Have you investigated working with nearby XO Lending Libraries or Project Groups?  Until July I am in rural Colorado.

7. Quality/Mentoring

Would your Project benefit from Support, Documentation and/or Testing people?  Yes.

Teachers' input into Usability?  This is unlikely because language tutors using speech recognition designed with substantial teacher input have not been entirely successful in the marketplace, even with research showing their clear advantages, possibly because they are insufficiently engaging for youth.  Our design is based on an adventure game where selecting alternative phrases by reading them out loud reveals a branching story incrementally, instead of trying to emulate oral reading from pages of a book.

How will you promote your work?  As above:  availability will be announced on education email lists, free marketplace listings, and we will publish at least one peer-reviewed report on our work.

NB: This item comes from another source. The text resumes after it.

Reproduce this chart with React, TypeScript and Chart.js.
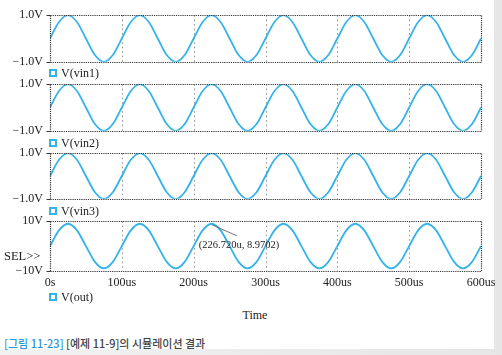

Can we help you with an experienced mentor from the OLPC/Sugar community?  Yes, please put us in contact with a mentor who has audio input development experience.

8. Timeline (Start to Finish)

Client development should be web-based as much as possible, but a very small external microphone application will likely be required, probably comprised of a speex encoder and a set of Record/Stop-Play-Submit buttons and perhaps gain and/or volume controls. Its development will proceed alongside the development of the other clients and will be completed by August. We would like to retain the OLPC hardware for support, debugging, and software maintenance.

Please see http://www.google-melange.com/gsoc/proposal/review/google/gsoc2012/ronanki/1 and http://www.google-melange.com/gsoc/proposal/review/google/gsoc2012/troylee2008/1 for milestones and detailed development schedules.

We will blog continuing progress and obstacles at http://pronunciationeval.blogspot.com

[X] I agree to pass on the laptop(s) to a local OLPC group or other interested contributors in case I do not have need for the laptop(s) anymore or in case my project progress stalls.